AMMAN (Reuters) - Jordan has formally submitted a bid for a two-year seat on the U.N. Security Council, officials said on Monday, after its ally Saudi Arabia rejected the position partly in protest over international failure to end Syria’s civil war.
Jordan, which closely follows regional heavyweight Saudi Arabia on most foreign policy issues, wants to raise its international profile and win more recognition of its role in accommodating Syrian refugees, the officials said.
Its bid follows Saudi Arabia’s surprise move last month to decline a coveted seat on the 15-member Security Council over the United Nations’ failure to halt Syria’s civil war, to resolve the Israeli-Palestinian dispute and stop nuclear proliferation in the region.

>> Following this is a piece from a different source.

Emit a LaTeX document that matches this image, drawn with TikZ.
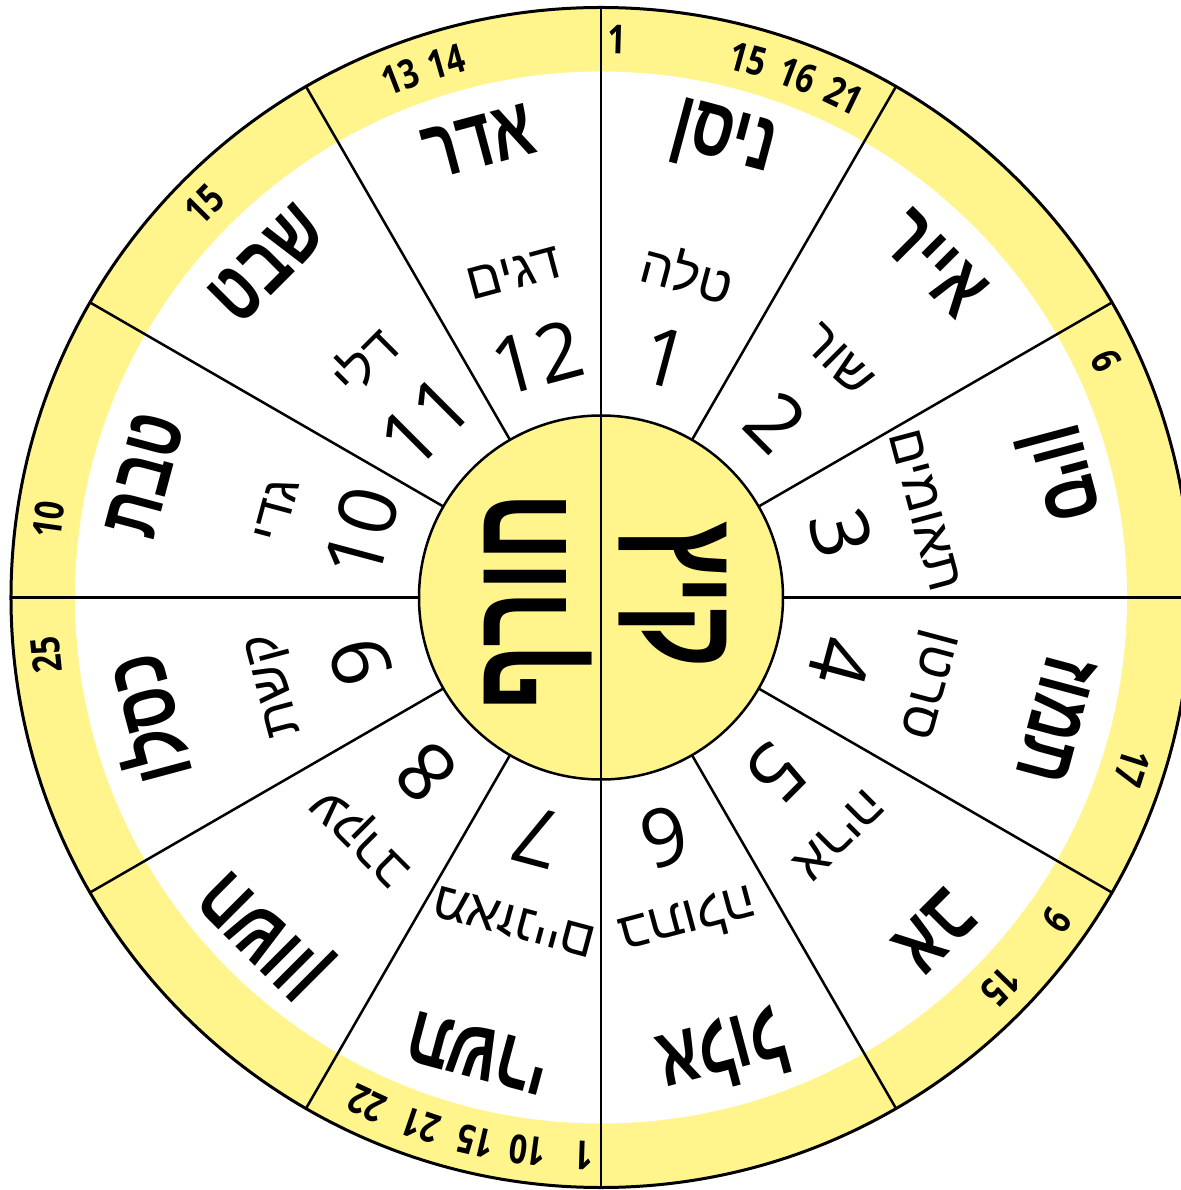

Officials made clear Jordan’s bid had the blessing of Saudi Arabia, its biggest financial backer, and of the United States.
“Jordan’s decision comes after consultations between King Abdullah II and his brothers in Saudi Arabia, as well as a number of (other) Arab leaders and other world leaders,” the state news agency quoted Jordan’s Foreign Minister Nasser Joudeh as saying.
Jordan still needs the support of a two-thirds majority in the U.N. General Assembly to win one of the Security Council’s 10 rotating two-year seats. The United States, Russia, China, France and Britain hold the other five, permanent seats.
Diplomats said it appeared Jordan had agreed, after some hesitation, to replace Saudi Arabia on the Security Council after it dropped out of a race against Riyadh for a seat on the U.N. Human Rights Council. Saudi Arabia won a three-year seat on that council last week despite concerns over its rights record.
“The Security Council seat is a prominent international position that will enable Jordan to become an influential player in international decision-making and is an indication of the world’s respect for its moderate policies,” Information Minister Mohammed al-Momani told Reuters.
Jordan is now home to more than 600,000 refugees from the 2-1/2 year civil war in neighboring Syria, according to U.N. estimates, though Amman puts the figure as high as one million.
The refugees are posing a huge strain on the kingdom’s creaking infrastructure and limited resources.
Jordan, which if elected will take up its seat from January 1, is expected to follow closely the Saudi line on Syria and other regional crises, diplomats say.
Saudi Arabia has warned it may pivot away from the United States in part over what it sees as Washington’s failure to take action against Syrian President Bashar al-Assad in the civil war and its policies towards Iran, Riyadh’s arch regional rival.
Syrian ally Russia, backed by China, has vetoed three Security Council resolutions since 2011 that would have condemned Assad’s government and threatened it with sanctions.